Je crois que toute rencontre avec le Seigneur est différente de nos rencontres humaines, car le Fils a dit de Lui-même : « Je suis le Chemin, la Vérité et la Vie ». Quand Il nous parle, Il le fait donc en Vérité et Il ne peut attendre de nous qu’une réception en vérité de ses paroles. Ce qui signifie qu’elles devraient nous saisir de l’intérieur et nous communiquer la grâce de répondre en Vérité. En réalité, il y a là plus toute une grâce : entendre la Vérité, c’est se laisser assumer par Elle. C’est la laisser nous entraîner là où Elle veut nous conduire, car chaque Parole de Dieu est un appel qui demande la conformité de notre être à ce qu’Elle nous dit.
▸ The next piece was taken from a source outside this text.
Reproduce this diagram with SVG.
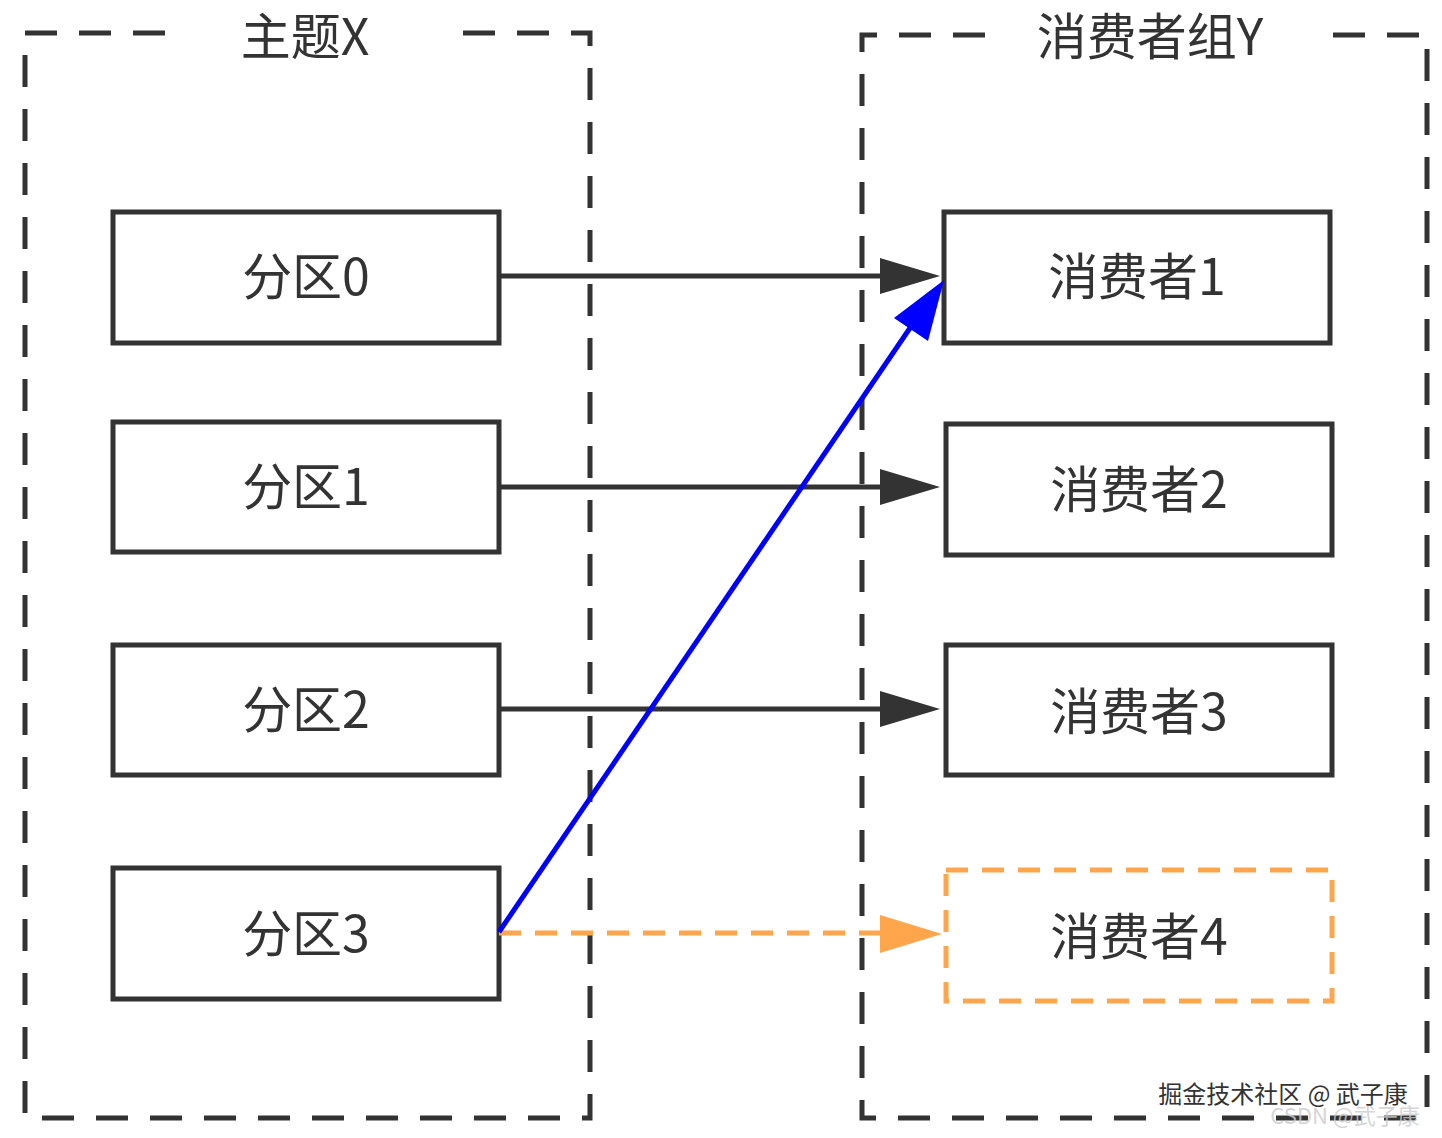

Nous ne pouvons répondre par des mensonges, par des paroles sans foi (auxquelles on ne croit pas), par des paroles en l’air, car la Vérité des paroles de Jésus nous appelle à y engager tout notre être. Le premier garçon saisit au cœur de ces paroles « la volonté du Père » et il répond franchement qu’il ne veut pas. Même s’il refuse, il s’est exprimé en Vérité et il a parlé en « je », demeurant intègre avec ce qu’il est. Le deuxième, sa réponse me semble vide, sans foi et sans signification : « Moi, Seigneur ». Nous sommes devant un « moi » mais sans « je », un moi préfabriqué, comme le nommait Maurice Zundel. Nous le ressentons bien si on compare cette réponse aux trois sortes de réponses faites par Samuel au Seigneur : « Me voici ! » (1 Sam 3, 4), comme s’il se livrait à cette Parole et à ce qu’Elle pourrait lui demander; « Me voici, puisque tu m’as appelé » (1 Sam 3, 5-6.8), car il reconnaît la puissance d’appel et d’engagement de la Parole; et « Parle, car ton serviteur écoute » (1 Sam 3, 10), et le voilà abandonné complètement à la Parole prononcée et à Celui la prononce.

Voilà le grand drame mis en lumière par ce texte et, aussi, le grand drame de nos vies. Comme « les grands prêtres et les anciens du peuple », nous prions et nous faisons des actes pieux mais il n’y a plus de relation entre Dieu et nous. Notre parole s’est vidée de la sienne, car notre être est plus centré sur son « moi » que sur le « Seigneur ». Nous ne disons plus, comme l’a si bien incarné Marie, : « Je suis la servante du Seigneur, qu’il me soit fait selon ta parole ! » (Lc 1, 38)

Demandons au Seigneur d’avoir un cœur comme Marie qui se laisse transformer par la Vérité de la Parole, qui la laisse naître en Elle.  Que, au cœur de nos méditations ou de nos prières, nous éprouvions cette réalité de la parole comme le prophète Jérémie  : « Mais elle était comme un feu brûlant dans mon cœur, elle était enfermée dans mes os. Je m’épuisais à la maîtriser, sans y réussir » (20, 9).